* Supplied data:

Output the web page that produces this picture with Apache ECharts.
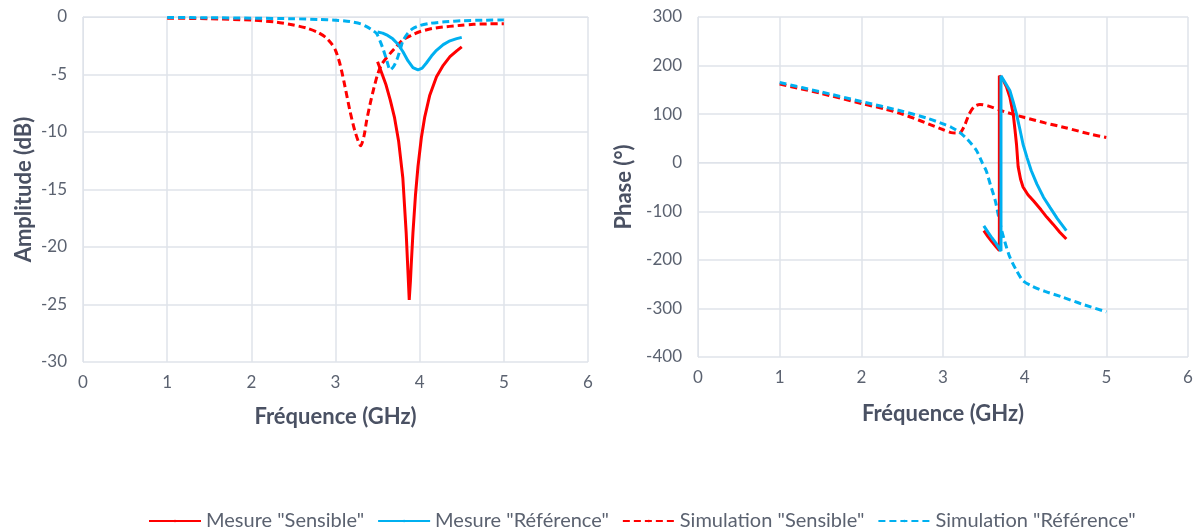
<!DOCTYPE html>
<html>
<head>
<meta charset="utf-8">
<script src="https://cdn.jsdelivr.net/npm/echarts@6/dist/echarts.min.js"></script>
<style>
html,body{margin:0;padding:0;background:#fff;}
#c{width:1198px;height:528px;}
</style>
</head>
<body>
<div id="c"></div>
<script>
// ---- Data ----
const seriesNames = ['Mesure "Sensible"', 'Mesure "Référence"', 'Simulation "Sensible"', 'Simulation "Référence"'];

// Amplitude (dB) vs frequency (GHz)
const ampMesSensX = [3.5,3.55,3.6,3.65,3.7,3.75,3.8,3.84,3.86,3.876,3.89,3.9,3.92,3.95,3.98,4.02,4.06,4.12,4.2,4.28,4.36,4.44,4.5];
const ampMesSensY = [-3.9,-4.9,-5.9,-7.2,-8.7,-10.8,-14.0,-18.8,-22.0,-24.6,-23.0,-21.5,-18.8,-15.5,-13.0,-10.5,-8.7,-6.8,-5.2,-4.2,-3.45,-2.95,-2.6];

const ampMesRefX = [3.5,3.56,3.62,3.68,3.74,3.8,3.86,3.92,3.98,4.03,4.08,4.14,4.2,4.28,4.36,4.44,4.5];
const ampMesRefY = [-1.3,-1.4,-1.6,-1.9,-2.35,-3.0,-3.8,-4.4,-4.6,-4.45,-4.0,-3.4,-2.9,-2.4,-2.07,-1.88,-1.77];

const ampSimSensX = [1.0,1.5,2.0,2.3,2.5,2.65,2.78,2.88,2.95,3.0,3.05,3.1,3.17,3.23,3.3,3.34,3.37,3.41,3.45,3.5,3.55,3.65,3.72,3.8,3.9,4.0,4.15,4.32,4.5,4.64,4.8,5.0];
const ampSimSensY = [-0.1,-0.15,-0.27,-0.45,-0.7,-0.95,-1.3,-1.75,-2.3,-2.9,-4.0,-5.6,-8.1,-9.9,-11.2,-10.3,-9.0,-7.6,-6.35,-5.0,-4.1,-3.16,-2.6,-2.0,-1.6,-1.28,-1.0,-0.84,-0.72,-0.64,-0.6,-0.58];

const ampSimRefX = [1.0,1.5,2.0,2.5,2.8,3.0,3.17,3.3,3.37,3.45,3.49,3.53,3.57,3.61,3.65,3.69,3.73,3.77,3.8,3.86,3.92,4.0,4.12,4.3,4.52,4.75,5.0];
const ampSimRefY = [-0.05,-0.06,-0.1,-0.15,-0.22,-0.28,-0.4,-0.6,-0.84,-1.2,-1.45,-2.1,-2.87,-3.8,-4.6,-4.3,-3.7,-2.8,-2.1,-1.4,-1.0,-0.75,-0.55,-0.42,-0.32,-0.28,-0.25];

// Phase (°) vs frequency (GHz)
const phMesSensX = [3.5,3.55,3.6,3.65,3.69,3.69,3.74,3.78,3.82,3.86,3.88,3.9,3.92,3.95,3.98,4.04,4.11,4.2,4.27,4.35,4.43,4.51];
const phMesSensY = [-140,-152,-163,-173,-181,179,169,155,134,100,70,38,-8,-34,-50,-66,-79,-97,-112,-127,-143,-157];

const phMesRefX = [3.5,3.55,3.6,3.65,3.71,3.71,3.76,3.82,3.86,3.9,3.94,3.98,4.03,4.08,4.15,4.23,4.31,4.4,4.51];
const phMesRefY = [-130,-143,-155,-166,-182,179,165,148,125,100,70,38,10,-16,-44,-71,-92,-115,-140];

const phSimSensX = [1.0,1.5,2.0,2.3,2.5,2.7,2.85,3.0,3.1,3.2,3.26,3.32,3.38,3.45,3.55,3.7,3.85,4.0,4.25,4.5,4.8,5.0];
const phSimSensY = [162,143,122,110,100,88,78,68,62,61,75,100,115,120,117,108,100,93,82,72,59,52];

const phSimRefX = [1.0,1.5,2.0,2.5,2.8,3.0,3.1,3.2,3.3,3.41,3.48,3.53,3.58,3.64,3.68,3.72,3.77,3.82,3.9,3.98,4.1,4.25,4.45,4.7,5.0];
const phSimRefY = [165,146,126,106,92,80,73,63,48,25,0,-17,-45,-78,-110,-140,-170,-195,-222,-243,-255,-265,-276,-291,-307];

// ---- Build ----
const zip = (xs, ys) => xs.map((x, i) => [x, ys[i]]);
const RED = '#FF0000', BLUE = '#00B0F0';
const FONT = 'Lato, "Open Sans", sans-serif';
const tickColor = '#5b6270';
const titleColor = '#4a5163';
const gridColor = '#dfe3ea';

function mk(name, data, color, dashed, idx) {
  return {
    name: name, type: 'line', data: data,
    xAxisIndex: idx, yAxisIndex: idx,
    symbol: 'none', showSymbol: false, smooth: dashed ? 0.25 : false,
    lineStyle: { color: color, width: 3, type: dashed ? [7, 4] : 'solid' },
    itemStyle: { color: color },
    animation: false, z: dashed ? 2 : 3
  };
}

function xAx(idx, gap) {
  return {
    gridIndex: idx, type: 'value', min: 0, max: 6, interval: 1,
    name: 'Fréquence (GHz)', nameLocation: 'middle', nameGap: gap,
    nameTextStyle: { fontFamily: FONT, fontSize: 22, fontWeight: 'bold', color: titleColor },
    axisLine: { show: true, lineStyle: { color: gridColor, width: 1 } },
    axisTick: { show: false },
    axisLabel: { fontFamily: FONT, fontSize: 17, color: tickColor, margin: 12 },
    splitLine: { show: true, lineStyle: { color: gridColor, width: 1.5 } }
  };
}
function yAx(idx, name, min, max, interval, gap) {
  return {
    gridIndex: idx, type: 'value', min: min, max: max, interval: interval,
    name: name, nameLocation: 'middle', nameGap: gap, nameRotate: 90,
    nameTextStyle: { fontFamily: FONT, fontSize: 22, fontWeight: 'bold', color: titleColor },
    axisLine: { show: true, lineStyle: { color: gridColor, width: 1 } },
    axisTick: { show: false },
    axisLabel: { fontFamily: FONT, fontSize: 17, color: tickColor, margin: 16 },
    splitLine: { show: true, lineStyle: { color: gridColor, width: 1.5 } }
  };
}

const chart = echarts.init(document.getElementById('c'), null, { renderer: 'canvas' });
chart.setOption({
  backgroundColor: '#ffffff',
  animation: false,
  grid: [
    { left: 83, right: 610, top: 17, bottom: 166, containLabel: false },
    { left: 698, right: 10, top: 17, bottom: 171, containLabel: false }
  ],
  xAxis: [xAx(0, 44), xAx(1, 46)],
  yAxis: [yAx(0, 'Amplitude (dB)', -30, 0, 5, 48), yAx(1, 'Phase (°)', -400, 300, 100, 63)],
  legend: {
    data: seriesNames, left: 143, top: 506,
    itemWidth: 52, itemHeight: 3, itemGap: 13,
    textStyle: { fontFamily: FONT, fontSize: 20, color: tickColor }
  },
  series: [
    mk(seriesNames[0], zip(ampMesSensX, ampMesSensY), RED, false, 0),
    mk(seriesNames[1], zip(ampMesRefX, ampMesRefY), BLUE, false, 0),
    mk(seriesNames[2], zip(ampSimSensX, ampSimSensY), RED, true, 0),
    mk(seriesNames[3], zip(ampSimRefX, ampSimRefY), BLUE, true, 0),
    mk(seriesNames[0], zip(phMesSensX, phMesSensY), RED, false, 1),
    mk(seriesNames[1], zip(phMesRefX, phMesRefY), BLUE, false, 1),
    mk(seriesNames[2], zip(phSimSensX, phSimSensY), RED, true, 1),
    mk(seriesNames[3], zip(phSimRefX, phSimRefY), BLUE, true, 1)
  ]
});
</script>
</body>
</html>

* What is needed: All of the lines above should be printed exactly, minus the pictures.

* Worked answer:
Output the web page that produces this picture with Apache ECharts.
<!DOCTYPE html>
<html>
<head>
<meta charset="utf-8">
<script src="https://cdn.jsdelivr.net/npm/echarts@6/dist/echarts.min.js"></script>
<style>
html,body{margin:0;padding:0;background:#fff;}
#c{width:1198px;height:528px;}
</style>
</head>
<body>
<div id="c"></div>
<script>
// ---- Data ----
const seriesNames = ['Mesure "Sensible"', 'Mesure "Référence"', 'Simulation "Sensible"', 'Simulation "Référence"'];

// Amplitude (dB) vs frequency (GHz)
const ampMesSensX = [3.5,3.55,3.6,3.65,3.7,3.75,3.8,3.84,3.86,3.876,3.89,3.9,3.92,3.95,3.98,4.02,4.06,4.12,4.2,4.28,4.36,4.44,4.5];
const ampMesSensY = [-3.9,-4.9,-5.9,-7.2,-8.7,-10.8,-14.0,-18.8,-22.0,-24.6,-23.0,-21.5,-18.8,-15.5,-13.0,-10.5,-8.7,-6.8,-5.2,-4.2,-3.45,-2.95,-2.6];

const ampMesRefX = [3.5,3.56,3.62,3.68,3.74,3.8,3.86,3.92,3.98,4.03,4.08,4.14,4.2,4.28,4.36,4.44,4.5];
const ampMesRefY = [-1.3,-1.4,-1.6,-1.9,-2.35,-3.0,-3.8,-4.4,-4.6,-4.45,-4.0,-3.4,-2.9,-2.4,-2.07,-1.88,-1.77];

const ampSimSensX = [1.0,1.5,2.0,2.3,2.5,2.65,2.78,2.88,2.95,3.0,3.05,3.1,3.17,3.23,3.3,3.34,3.37,3.41,3.45,3.5,3.55,3.65,3.72,3.8,3.9,4.0,4.15,4.32,4.5,4.64,4.8,5.0];
const ampSimSensY = [-0.1,-0.15,-0.27,-0.45,-0.7,-0.95,-1.3,-1.75,-2.3,-2.9,-4.0,-5.6,-8.1,-9.9,-11.2,-10.3,-9.0,-7.6,-6.35,-5.0,-4.1,-3.16,-2.6,-2.0,-1.6,-1.28,-1.0,-0.84,-0.72,-0.64,-0.6,-0.58];

const ampSimRefX = [1.0,1.5,2.0,2.5,2.8,3.0,3.17,3.3,3.37,3.45,3.49,3.53,3.57,3.61,3.65,3.69,3.73,3.77,3.8,3.86,3.92,4.0,4.12,4.3,4.52,4.75,5.0];
const ampSimRefY = [-0.05,-0.06,-0.1,-0.15,-0.22,-0.28,-0.4,-0.6,-0.84,-1.2,-1.45,-2.1,-2.87,-3.8,-4.6,-4.3,-3.7,-2.8,-2.1,-1.4,-1.0,-0.75,-0.55,-0.42,-0.32,-0.28,-0.25];

// Phase (°) vs frequency (GHz)
const phMesSensX = [3.5,3.55,3.6,3.65,3.69,3.69,3.74,3.78,3.82,3.86,3.88,3.9,3.92,3.95,3.98,4.04,4.11,4.2,4.27,4.35,4.43,4.51];
const phMesSensY = [-140,-152,-163,-173,-181,179,169,155,134,100,70,38,-8,-34,-50,-66,-79,-97,-112,-127,-143,-157];

const phMesRefX = [3.5,3.55,3.6,3.65,3.71,3.71,3.76,3.82,3.86,3.9,3.94,3.98,4.03,4.08,4.15,4.23,4.31,4.4,4.51];
const phMesRefY = [-130,-143,-155,-166,-182,179,165,148,125,100,70,38,10,-16,-44,-71,-92,-115,-140];

const phSimSensX = [1.0,1.5,2.0,2.3,2.5,2.7,2.85,3.0,3.1,3.2,3.26,3.32,3.38,3.45,3.55,3.7,3.85,4.0,4.25,4.5,4.8,5.0];
const phSimSensY = [162,143,122,110,100,88,78,68,62,61,75,100,115,120,117,108,100,93,82,72,59,52];

const phSimRefX = [1.0,1.5,2.0,2.5,2.8,3.0,3.1,3.2,3.3,3.41,3.48,3.53,3.58,3.64,3.68,3.72,3.77,3.82,3.9,3.98,4.1,4.25,4.45,4.7,5.0];
const phSimRefY = [165,146,126,106,92,80,73,63,48,25,0,-17,-45,-78,-110,-140,-170,-195,-222,-243,-255,-265,-276,-291,-307];

// ---- Build ----
const zip = (xs, ys) => xs.map((x, i) => [x, ys[i]]);
const RED = '#FF0000', BLUE = '#00B0F0';
const FONT = 'Lato, "Open Sans", sans-serif';
const tickColor = '#5b6270';
const titleColor = '#4a5163';
const gridColor = '#dfe3ea';

function mk(name, data, color, dashed, idx) {
  return {
    name: name, type: 'line', data: data,
    xAxisIndex: idx, yAxisIndex: idx,
    symbol: 'none', showSymbol: false, smooth: dashed ? 0.25 : false,
    lineStyle: { color: color, width: 3, type: dashed ? [7, 4] : 'solid' },
    itemStyle: { color: color },
    animation: false, z: dashed ? 2 : 3
  };
}

function xAx(idx, gap) {
  return {
    gridIndex: idx, type: 'value', min: 0, max: 6, interval: 1,
    name: 'Fréquence (GHz)', nameLocation: 'middle', nameGap: gap,
    nameTextStyle: { fontFamily: FONT, fontSize: 22, fontWeight: 'bold', color: titleColor },
    axisLine: { show: true, lineStyle: { color: gridColor, width: 1 } },
    axisTick: { show: false },
    axisLabel: { fontFamily: FONT, fontSize: 17, color: tickColor, margin: 12 },
    splitLine: { show: true, lineStyle: { color: gridColor, width: 1.5 } }
  };
}
function yAx(idx, name, min, max, interval, gap) {
  return {
    gridIndex: idx, type: 'value', min: min, max: max, interval: interval,
    name: name, nameLocation: 'middle', nameGap: gap, nameRotate: 90,
    nameTextStyle: { fontFamily: FONT, fontSize: 22, fontWeight: 'bold', color: titleColor },
    axisLine: { show: true, lineStyle: { color: gridColor, width: 1 } },
    axisTick: { show: false },
    axisLabel: { fontFamily: FONT, fontSize: 17, color: tickColor, margin: 16 },
    splitLine: { show: true, lineStyle: { color: gridColor, width: 1.5 } }
  };
}

const chart = echarts.init(document.getElementById('c'), null, { renderer: 'canvas' });
chart.setOption({
  backgroundColor: '#ffffff',
  animation: false,
  grid: [
    { left: 83, right: 610, top: 17, bottom: 166, containLabel: false },
    { left: 698, right: 10, top: 17, bottom: 171, containLabel: false }
  ],
  xAxis: [xAx(0, 44), xAx(1, 46)],
  yAxis: [yAx(0, 'Amplitude (dB)', -30, 0, 5, 48), yAx(1, 'Phase (°)', -400, 300, 100, 63)],
  legend: {
    data: seriesNames, left: 143, top: 506,
    itemWidth: 52, itemHeight: 3, itemGap: 13,
    textStyle: { fontFamily: FONT, fontSize: 20, color: tickColor }
  },
  series: [
    mk(seriesNames[0], zip(ampMesSensX, ampMesSensY), RED, false, 0),
    mk(seriesNames[1], zip(ampMesRefX, ampMesRefY), BLUE, false, 0),
    mk(seriesNames[2], zip(ampSimSensX, ampSimSensY), RED, true, 0),
    mk(seriesNames[3], zip(ampSimRefX, ampSimRefY), BLUE, true, 0),
    mk(seriesNames[0], zip(phMesSensX, phMesSensY), RED, false, 1),
    mk(seriesNames[1], zip(phMesRefX, phMesRefY), BLUE, false, 1),
    mk(seriesNames[2], zip(phSimSensX, phSimSensY), RED, true, 1),
    mk(seriesNames[3], zip(phSimRefX, phSimRefY), BLUE, true, 1)
  ]
});
</script>
</body>
</html>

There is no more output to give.